Car c’est un autre aspect de la situation : en s’appuyant sur ces aspirations à l’auto-organisation des luttes et à la démocratie directe, on peut construire les rapports de forces indispensables pour résister et gagner sur les revendications, mais aussi pour donner des perspectives d’une autre société au monde du travail, aux jeunes et aux quartiers populaires. C’est pourquoi, pour Émancipation, les débats du congrès doivent s’articuler autour de deux aspects :
- – tout d’abord, des revendications immédiates : sur les créations massives de postes statutaires, la titularisation immédiate de tous et toutes les précaires, les augmentations uniformes des salaires, l’abrogation de l’ensemble des contre-réformes de ce gouvernement, à commencer par la loi Rilhac sur la direction d’école et la réforme du bac…

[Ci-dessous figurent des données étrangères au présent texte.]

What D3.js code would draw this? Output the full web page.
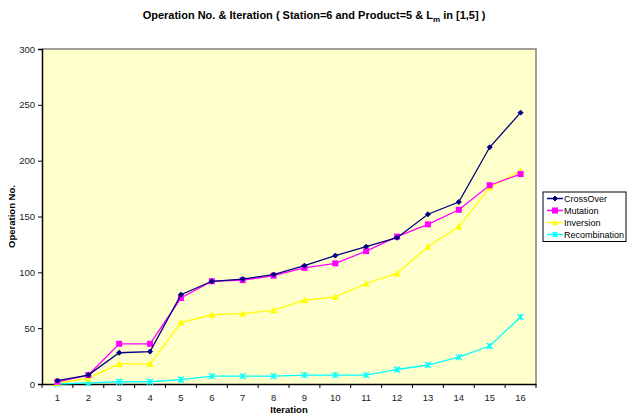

- – ensuite, lier ces revendications immédiates à une perspective d’ensemble : celle de la lutte des classes, de la démocratie directe et de l’émancipation de toutes les oppressions, de la marchandisation des êtres humains, comme de l’environnement. Autrement dit : la lutte pour en finir avec le système capitaliste.
Cela passe notamment dans notre secteur par la mobilisation autour d’un autre projet d’école, la défense et l’extension des services publics et du statut des personnels, par l’éradication de la précarité.